Movies and television are another huge source of Christian complaint. The Golden Compass of 2007, for example, was supposed to be the first of a three-film trilogy based on Philip Pullman’s wildly popular His Dark Materials trilogy. It cost $180 million to make and took in $380 million at the box office. By my math, that ain’t bad. So where are the next two films? Scuttled, that’s where; it seems the studio couldn’t deal with all the complaining from the Catholic Church, which was concerned that the evil “Magisterium” seemed too Vatican-esque.

Christians have lately been getting “religious liberty” laws passed right and left to allow them to discriminate against people they don’t like, especially LGBTQ individuals (though most of the laws are not limited to that). The latest, in Tennessee, is a “right to dodge work” law that allows counselors, many of them government employees, to continue getting paid while refusing to provide services to people  who don’t appeal to them. This follows in the footsteps of “Kim Davis” laws like the one in North Carolina allowing Christian government clerks to continue getting paid even when they refuse to do the part of their jobs involving issuing marriage licenses. Yet despite all this upheaval, 60 percent of Christians on the Lifeway survey believe that “religious liberty is on the decline in America.”

Leading Southern Baptist apologist Dr. Richard “The Plagiarist” Land describes the notion that government employees should do their jobs as “an intolerant totalitarianism that seeks to punish any variance to its Orwellian groupthink.” Any guesses what kind of brainwashing results in that 60-percent poll result?

It’s hard to imagine what Christians are complaining about. Already this month, which is barely half over, we have a state legislature (Tennessee again) passing a law to make the Bible the “official state book.” (Given the Tennessee location of the Scopes Trial, some of us think On the Origin of Species might have been a better choice.) The governor, who consulted a lawyer, decided to veto a law in such direct contradiction of the First Amendment—generating yet more Christian complaints (and lawmakers plan to hold a vote to override the veto). We have a federal judge in New Jersey ruling that a Christian school, unlike a public school and a nonreligious private school, doesn’t have to go to the (enormous) expense of providing services to special needs and other types of disabled students—despite the fact that the Quaker school in question happily accepts tuition from parents of lots of different faiths. We have twenty-five states piling on with an amicus brief to defend the government’s right to use humanist taxpayers’ money to maintain a forty-foot high crucifix in Bladensburg, Maryland. We have a report from North Carolina about the use of $12 million of state tax money—provided by Christians and non-Christians alike—to support state “scholarships” to private schools, $11 million of which goes to Christian schools. Maybe all the complaints are about the million that got away?

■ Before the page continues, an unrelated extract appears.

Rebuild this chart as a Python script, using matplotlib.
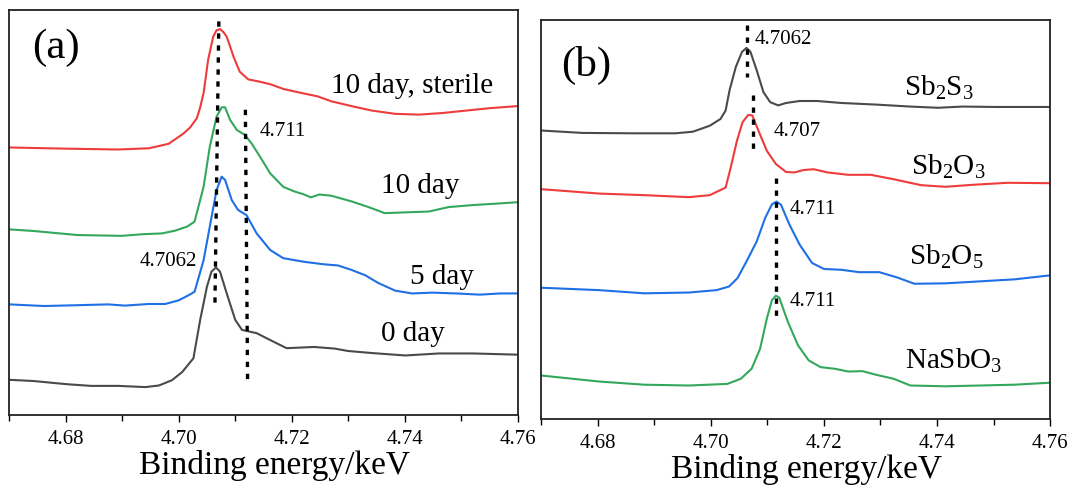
import matplotlib
matplotlib.use("Agg")
import matplotlib.pyplot as plt
from matplotlib.ticker import MultipleLocator

plt.rcParams["font.family"] = ["Liberation Serif", "DejaVu Serif"]
plt.rcParams["mathtext.fontset"] = "custom"
plt.rcParams["mathtext.rm"] = "Liberation Serif"
plt.rcParams["mathtext.it"] = "Liberation Serif:italic"

# ---- panel (a): stacked spectra (energy in keV, intensity a.u.) ----
a_sterile_e = [4.6700, 4.6803, 4.6893, 4.6947, 4.6982, 4.7008, 4.7020, 4.7032, 4.7038,
               4.7044, 4.7052, 4.7061, 4.7067, 4.7073, 4.7079, 4.7085, 4.7091, 4.7097,
               4.7108, 4.7123, 4.7144, 4.7162, 4.7186, 4.7222, 4.7246, 4.7270, 4.7306,
               4.7342, 4.7383, 4.7425, 4.7467, 4.7509, 4.7551, 4.7600]
a_sterile_i = [66.1, 65.8, 65.6, 65.9, 67.0, 69.5, 71.0, 73.3, 76.0, 79.5, 87.7, 93.4,
               95.0, 95.3, 94.6, 93.4, 91.0, 88.5, 84.8, 82.9, 82.3, 81.7, 80.5, 79.4,
               78.7, 77.5, 76.3, 75.2, 74.4, 74.2, 74.6, 75.2, 75.8, 76.3]

a_10day_e = [4.6700, 4.6743, 4.6821, 4.6899, 4.6935, 4.6970, 4.6994, 4.7015, 4.7028,
             4.7044, 4.7055, 4.7067, 4.7076, 4.7082, 4.7091, 4.7103, 4.7117, 4.7129,
             4.7144, 4.7162, 4.7185, 4.7204, 4.7222, 4.7234, 4.7249, 4.7270, 4.7306,
             4.7336, 4.7365, 4.7401, 4.7443, 4.7478, 4.7521, 4.7557, 4.7600]
a_10day_i = [45.9, 45.5, 44.5, 44.3, 44.7, 44.9, 45.6, 46.6, 47.8, 56.4, 66.3, 73.7,
             76.0, 76.0, 72.9, 70.4, 69.2, 67.1, 63.8, 59.7, 56.4, 55.3, 54.5, 53.8,
             54.5, 54.2, 52.8, 51.4, 49.9, 50.1, 50.3, 51.4, 51.9, 52.2, 52.6]

a_5day_e = [4.6700, 4.6761, 4.6821, 4.6875, 4.6905, 4.6947, 4.6976, 4.7000, 4.7018,
            4.7028, 4.7044, 4.7055, 4.7067, 4.7076, 4.7082, 4.7094, 4.7105, 4.7120,
            4.7138, 4.7162, 4.7185, 4.7222, 4.7256, 4.7282, 4.7306, 4.7330, 4.7353,
            4.7383, 4.7413, 4.7449, 4.7491, 4.7533, 4.7569, 4.7600]
a_5day_i = [27.4, 27.0, 27.2, 27.4, 27.1, 27.5, 27.5, 28.4, 29.7, 30.5, 38.3, 46.6,
            55.6, 58.9, 58.1, 53.1, 50.7, 49.4, 44.9, 40.8, 38.8, 37.9, 37.3, 37.0,
            35.9, 34.6, 32.7, 30.8, 30.1, 30.3, 30.1, 29.8, 30.1, 30.1]

a_0day_e = [4.6700, 4.6743, 4.6803, 4.6845, 4.6893, 4.6941, 4.6965, 4.6988, 4.7006,
            4.7026, 4.7038, 4.7050, 4.7058, 4.7066, 4.7073, 4.7085, 4.7100, 4.7112,
            4.7138, 4.7162, 4.7191, 4.7240, 4.7276, 4.7300, 4.7342, 4.7401, 4.7461,
            4.7521, 4.7600]
a_0day_i = [8.8, 8.5, 7.7, 7.3, 7.3, 7.0, 7.4, 8.7, 10.7, 14.1, 23.6, 31.8, 35.5,
            36.5, 35.5, 30.1, 23.6, 21.1, 20.3, 18.6, 16.6, 16.9, 16.5, 15.9, 15.4,
            14.8, 15.3, 15.3, 15.0]

# ---- panel (b): reference compounds ----
b_sb2s3_e = [4.6700, 4.6772, 4.6864, 4.6937, 4.6968, 4.6998, 4.7017, 4.7026, 4.7033,
             4.7044, 4.7055, 4.7063, 4.7070, 4.7081, 4.7093, 4.7105, 4.7119, 4.7133,
             4.7157, 4.7188, 4.7231, 4.7292, 4.7353, 4.7402, 4.7445, 4.7506, 4.7600]
b_sb2s3_i = [72.3, 71.7, 71.6, 71.6, 72.0, 73.5, 75.2, 77.3, 82.4, 88.2, 92.0, 93.0,
             92.0, 87.4, 81.9, 79.4, 78.6, 79.2, 79.7, 79.7, 79.2, 78.8, 78.3, 78.0,
             78.3, 78.2, 78.2]

b_sb2o3_e = [4.6700, 4.6802, 4.6882, 4.6961, 4.6998, 4.7026, 4.7035, 4.7046, 4.7056,
             4.7066, 4.7073, 4.7084, 4.7099, 4.7115, 4.7133, 4.7148, 4.7164, 4.7182,
             4.7206, 4.7243, 4.7283, 4.7323, 4.7372, 4.7415, 4.7464, 4.7525, 4.7600]
b_sb2o3_i = [57.6, 56.5, 56.1, 55.6, 56.1, 58.0, 63.0, 69.7, 74.4, 76.2, 76.1, 72.3,
             67.2, 63.9, 61.9, 61.8, 62.4, 62.6, 61.8, 61.2, 61.2, 60.1, 58.6, 58.2,
             58.7, 59.2, 59.1]

b_sb2o5_e = [4.6700, 4.6802, 4.6882, 4.6961, 4.7010, 4.7032, 4.7047, 4.7063, 4.7081,
             4.7096, 4.7108, 4.7116, 4.7124, 4.7139, 4.7157, 4.7179, 4.7200, 4.7231,
             4.7262, 4.7298, 4.7329, 4.7360, 4.7415, 4.7476, 4.7537, 4.7600]
b_sb2o5_i = [32.9, 32.3, 31.5, 31.7, 32.3, 33.2, 35.3, 39.5, 44.5, 50.4, 53.8, 54.5,
             53.7, 48.7, 43.7, 39.1, 37.6, 37.4, 36.8, 36.8, 35.5, 33.9, 34.0, 34.5,
             35.0, 36.0]

b_nasbo3_e = [4.6700, 4.6802, 4.6882, 4.6961, 4.7029, 4.7053, 4.7072, 4.7087, 4.7099,
              4.7108, 4.7115, 4.7121, 4.7136, 4.7154, 4.7173, 4.7194, 4.7219, 4.7243,
              4.7268, 4.7292, 4.7323, 4.7353, 4.7415, 4.7476, 4.7537, 4.7600]
b_nasbo3_i = [10.9, 9.4, 8.6, 8.4, 8.8, 10.1, 12.6, 17.6, 25.2, 29.8, 30.9, 30.4,
              24.4, 18.5, 14.7, 13.0, 12.6, 11.9, 12.0, 11.1, 10.1, 8.4, 8.2, 8.4,
              8.6, 9.1]

RED, GREEN, BLUE, GREY = "#EE3B3B", "#33A85C", "#1F6FE5", "#4A4A4A"
LABEL_FS = 21
NUM_FS = 15
DOTS = (0, (1.6, 2.0))

fig = plt.figure(figsize=(10.72, 4.91), dpi=100)
ax_a = fig.add_axes([0.0087, 0.1538, 0.4741, 0.8258])
ax_b = fig.add_axes([0.5050, 0.1466, 0.4745, 0.8127])

for ax in (ax_a, ax_b):
    ax.set_xlim(4.67, 4.76)
    ax.set_ylim(0, 100)
    ax.set_yticks([])
    ax.xaxis.set_major_locator(MultipleLocator(0.02))
    ax.xaxis.set_minor_locator(MultipleLocator(0.01))
    ax.xaxis.set_major_formatter(plt.FormatStrFormatter("%.2f"))
    ax.tick_params(axis="x", which="major", direction="out", length=5, width=1.0,
                   labelsize=NUM_FS, pad=5.5)
    ax.tick_params(axis="x", which="minor", direction="out", length=4, width=1.0)
    for spine in ax.spines.values():
        spine.set_linewidth(1.3)
        spine.set_edgecolor("#222")
    ax.set_xlabel("Binding energy/keV", fontsize=24, labelpad=1)
    ax.xaxis.label.set_x(0.522)

# panel (a)
ax_a.plot(a_sterile_e, a_sterile_i, color=RED, lw=1.5)
ax_a.plot(a_10day_e, a_10day_i, color=GREEN, lw=1.5)
ax_a.plot(a_5day_e, a_5day_i, color=BLUE, lw=1.5)
ax_a.plot(a_0day_e, a_0day_i, color=GREY, lw=1.5)
ax_a.plot([4.7071, 4.7064], [97.2, 26.4], color="black", lw=2.4, ls=DOTS)
ax_a.plot([4.7118, 4.7122], [75.4, 7.4], color="black", lw=2.4, ls=DOTS)

ax_a.text(4.6740, 88.2, "(a)", fontsize=31)
ax_a.text(4.7270, 79.6, "10 day, sterile", fontsize=LABEL_FS)
ax_a.text(4.7359, 54.8, "10 day", fontsize=LABEL_FS)
ax_a.text(4.7410, 32.4, "5 day", fontsize=LABEL_FS)
ax_a.text(4.7358, 18.4, "0 day", fontsize=LABEL_FS)
ax_a.text(4.7143, 69.0, "4.711", fontsize=NUM_FS)
ax_a.text(4.7033, 36.9, "4.7062", fontsize=NUM_FS, ha="right")

# panel (b)
ax_b.plot(b_sb2s3_e, b_sb2s3_i, color=GREY, lw=1.5)
ax_b.plot(b_sb2o3_e, b_sb2o3_i, color=RED, lw=1.5)
ax_b.plot(b_sb2o5_e, b_sb2o5_i, color=BLUE, lw=1.5)
ax_b.plot(b_nasbo3_e, b_nasbo3_i, color=GREEN, lw=1.5)
ax_b.plot([4.7064, 4.7064], [98.7, 85.7], color="black", lw=2.4, ls=DOTS)
ax_b.plot([4.7075, 4.7075], [81.1, 67.2], color="black", lw=2.4, ls=DOTS)
ax_b.plot([4.7116, 4.7116], [60.5, 24.4], color="black", lw=2.4, ls=DOTS)

ax_b.text(4.6735, 85.9, "(b)", fontsize=31)
ax_b.text(4.7078, 93.9, "4.7062", fontsize=NUM_FS)
ax_b.text(4.7111, 71.0, "4.707", fontsize=NUM_FS)
ax_b.text(4.7139, 51.3, "4.711", fontsize=NUM_FS)
ax_b.text(4.7139, 28.3, "4.711", fontsize=NUM_FS)
ax_b.text(4.7341, 81.1, r"Sb$_2$S$_3$", fontsize=LABEL_FS)
ax_b.text(4.7354, 61.3, r"Sb$_2$O$_3$", fontsize=LABEL_FS)
ax_b.text(4.7350, 38.7, r"Sb$_2$O$_5$", fontsize=LABEL_FS)
ax_b.text(4.7344, 12.6, r"NaSbO$_3$", fontsize=LABEL_FS)

fig.savefig("out.png", dpi=100, facecolor="white")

Christians moan and groan when Celebrity Cruise Lines stops giving priests free cruises. When a sobriety check point gets set up by traffic cops near a church. When ostentatious prayer-maven Tim Tebow, who had the lowest pass completion rate of any NFL quarterback, gets cut by his team. When the US Agency for International Development has the chutzpah to require condom distribution in the anti-HIV programs it funds with taxpayer money. When science, of all things, is taught in our schools. When a newspaper says that maybe, just maybe, something more than prayer is needed to stop the wave of mass shootings. Christians even complain, all the way to the Supreme Court, when they have to fill out a form to qualify for special exemptions from the laws that apply to everyone else.

Ted Cruz complains about a girl being threatened with jail for saying a prayer—a claim that turns out to be completely fabricated. Donald Trump complains that the IRS audits him because of his “strong Christian beliefs.” Now, armed with the just-released Lifeway research, Christians have a new complaint: being viewed, terribly unfairly, as people who complain too much.